Aug. 28, 2025Updated 11:32 a.m. ET
In the past few years, studies have described the many ways A.I. tools have made doctors better at their jobs: It’s aided them in spotting cancer, allowed them to make diagnoses faster and in some cases, helped them more accurately predict who’s at risk of complications.
But new research suggests that collaborating with A.I. may have a hidden cost.
A study published in the Lancet Gastroenterology and Hepatology found that after just three months of using an A.I. tool designed to help spot precancerous growths during colonoscopies, doctors were significantly worse at finding the growths on their own.
This is the first evidence that relying on A.I. tools might erode a doctor’s ability to perform fundamental skills without the technology, a phenomenon known as “deskilling.”

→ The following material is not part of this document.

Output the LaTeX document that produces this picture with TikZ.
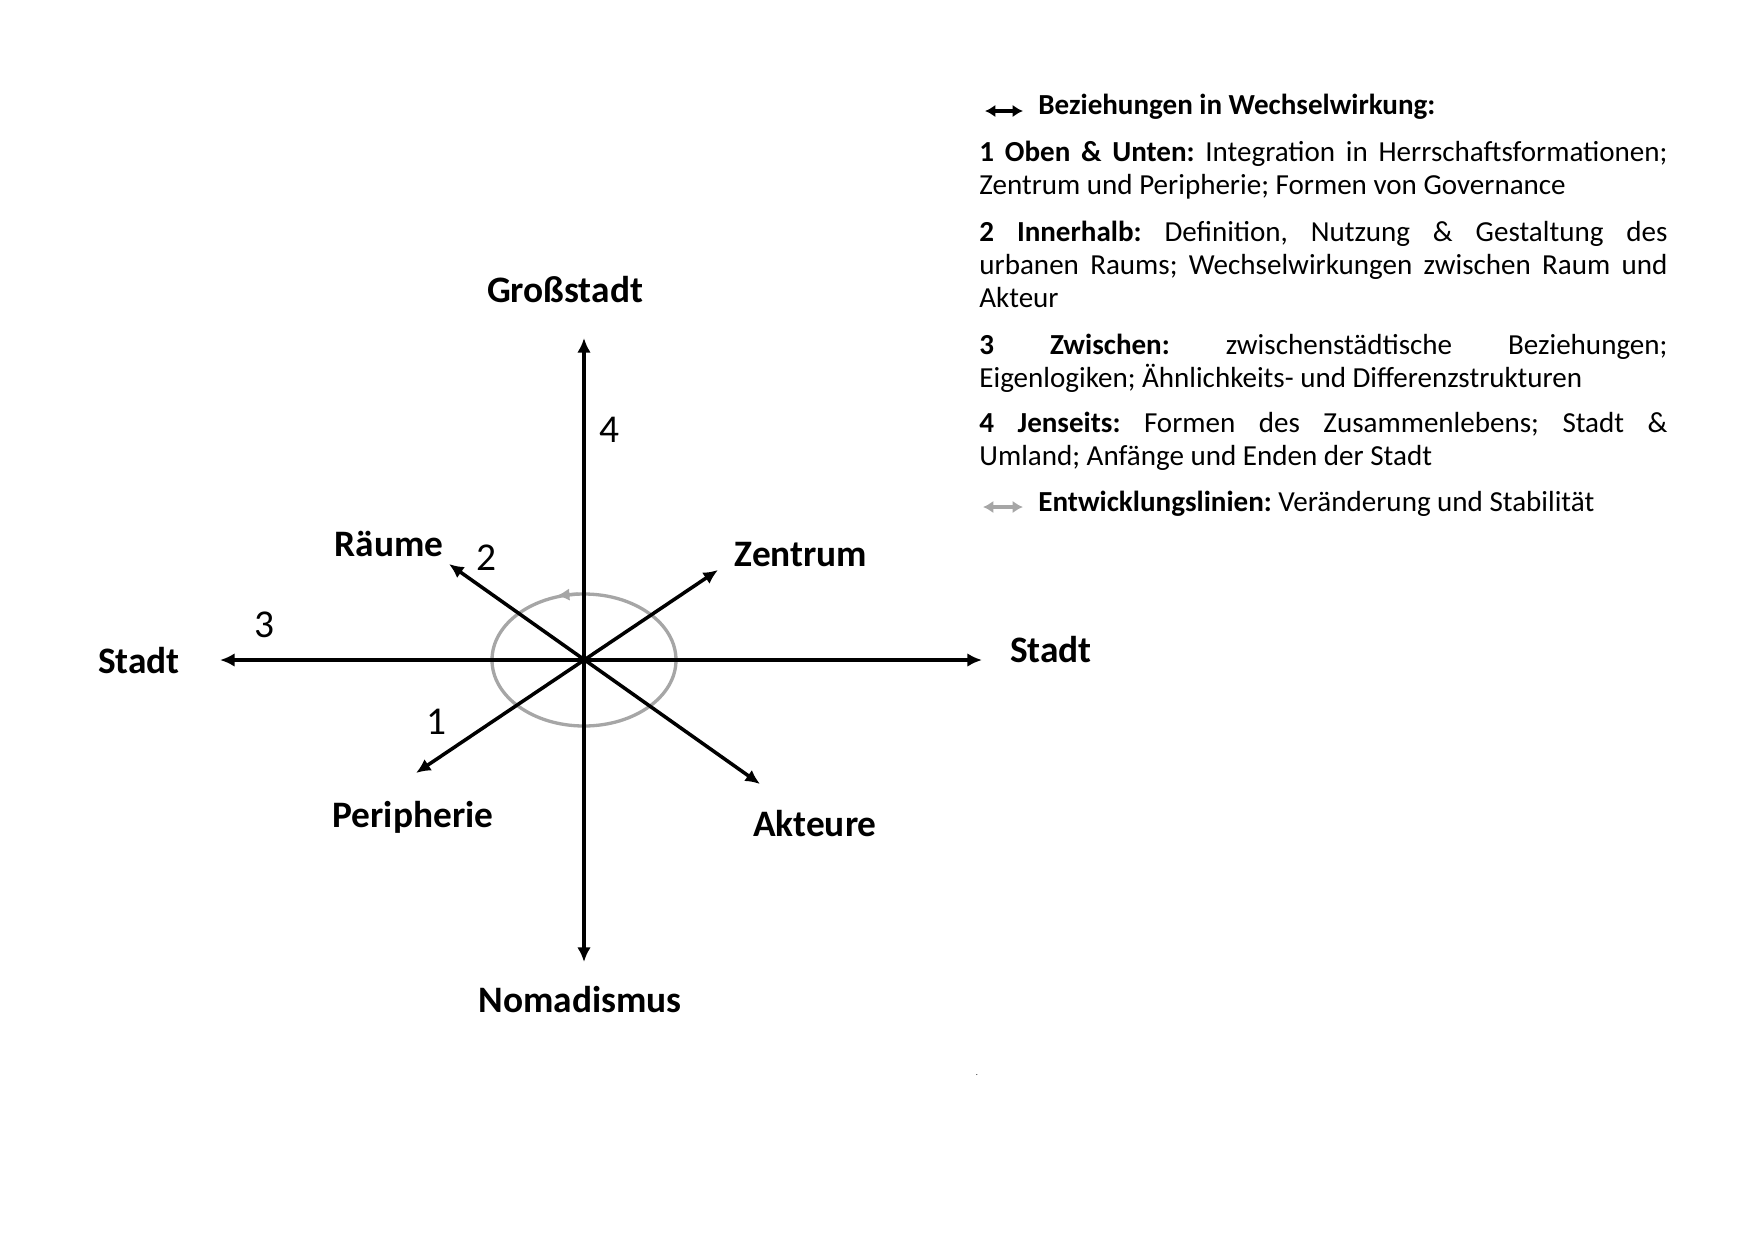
\documentclass[tikz,border=0pt]{standalone}
\usepackage{fontspec}
\setmainfont{Carlito}
\usetikzlibrary{arrows.meta}
\frenchspacing

\begin{document}
\begin{tikzpicture}[x=0.16933mm, y=-0.16933mm,
    >={Latex[length=7pt,width=6.5pt]},
    axis/.style={<->, line width=1.7pt},
    ring/.style={draw=black!35, line width=1.6pt},
    lbl/.style={anchor=base, inner sep=0pt, font=\fontsize{18}{22}\selectfont\bfseries},
    num/.style={anchor=base, inner sep=0pt, font=\fontsize{19}{23}\selectfont},
    head/.style={anchor=base west, inner sep=0pt, font=\fontsize{14}{16.1}\selectfont},
    para/.style={anchor=base west, inner sep=0pt, text width=331.5pt, align=justify,
        font=\fontsize{14}{16.1}\selectfont},
    keyarr/.style={<->, >={Latex[length=5pt,width=6pt]}, line width=1.6pt}]
    \useasboundingbox (0,0) rectangle (1754,1240);

    % 1. Tâm và đầu mút các trục
    \coordinate (o) at (584,660);
    \coordinate (top) at (584,338);
    \coordinate (bot) at (584,962);
    \coordinate (lft) at (220,660);
    \coordinate (rgt) at (982,660);
    \coordinate (nw) at (449,564);
    \coordinate (se) at (760,784);
    \coordinate (ne) at (718,570);
    \coordinate (sw) at (416,773);

    % 2. Vòng elip xám
    \draw[ring] (o) ellipse [x radius=92, y radius=66];
    \draw[ring, ->, >={Latex[length=6pt,width=6pt]}] (578,594) -- (557,595.5);

    % 3. Các trục hai chiều
    \draw[axis] (top) -- (bot);
    \draw[axis] (lft) -- (rgt);
    \draw[axis] (nw) -- (se);
    \draw[axis] (ne) -- (sw);

    % 4. Nhãn các trục
    \node[lbl] (gross) at (565,302) {Großstadt};
    \node[lbl] (noma) at (580,1012) {Nomadismus};
    \node[lbl] (stadtl) at (139,673) {Stadt};
    \node[lbl] (stadtr) at (1051,662) {Stadt};
    \node[lbl] (raeume) at (389,556) {Räume};
    \node[lbl] (zentrum) at (801,566) {Zentrum};
    \node[lbl] (peri) at (413,827) {Peripherie};
    \node[lbl] (akteure) at (815,836) {Akteure};

    % Số thứ tự
    \node[num] (n4) at (609,442) {4};
    \node[num] (n2) at (486,570) {2};
    \node[num] (n3) at (264,637) {3};
    \node[num] (n1) at (436,734) {1};

    % 5. Chú thích
    \coordinate (k1) at (985,111);
    \coordinate (k2) at (1023,111);
    \draw[keyarr] (k1) -- (k2);
    \node[head] (hd) at (1038,114) {\textbf{Beziehungen in Wechselwirkung:}};

    \node[para] (p1) at (979,161) {\textbf{1 Oben \& Unten:} Integration in Herrschaftsformationen;\linebreak
        Zentrum und Peripherie; Formen von Governance};
    \node[para] (p2) at (979,241) {\textbf{2 Innerhalb:} Definition, Nutzung \& Gestaltung des\linebreak
        urbanen Raums; Wechselwirkungen zwischen Raum und\linebreak Akteur};
    \node[para] (p3) at (979,354) {\textbf{3 Zwischen:} zwischenstädtische Beziehungen;\linebreak
        Eigenlogiken; Ähnlichkeits- und Differenzstrukturen};
    \node[para] (p4) at (979,432) {\textbf{4 Jenseits:} Formen des Zusammenlebens; Stadt \&\linebreak
        Umland; Anfänge und Enden der Stadt};

    \coordinate (g1) at (983,507);
    \coordinate (g2) at (1023,507);
    \draw[keyarr, draw=black!35] (g1) -- (g2);
    \node[head] (ent) at (1038,511) {\textbf{Entwicklungslinien:} Veränderung und Stabilität};

    % Dấu chấm nhỏ
    \node[anchor=base, inner sep=0pt, font=\fontsize{4}{5}\selectfont] (pt) at (977,1075) {.};
\end{tikzpicture}
\end{document}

“This is a two-way process,” said Dr. Omer Ahmad, a gastroenterologist at University College Hospital London who published an editorial alongside the study. “We give A.I. inputs that affect its output, but it also seems to affect our behavior as well.”
The study began like many A.I. trials in medicine. Doctors at four endoscopy centers in Poland were given access to an A.I. tool that flagged suspicious growths while they performed a colonoscopy, drawing a box around them in real time. Several other large clinical trials have shown this technology significantly improves doctors’ detection rate of precancerous growths, a widely accepted indicator of an endoscopist’s performance.
Then, unlike in past studies, the researchers measured what happened when the tool was taken away.
In the three months before the technology was introduced, the doctors spotted growths in about 28 percent of colonoscopies. Now, the detection rate had fallen to about 22 percent — well below their base line.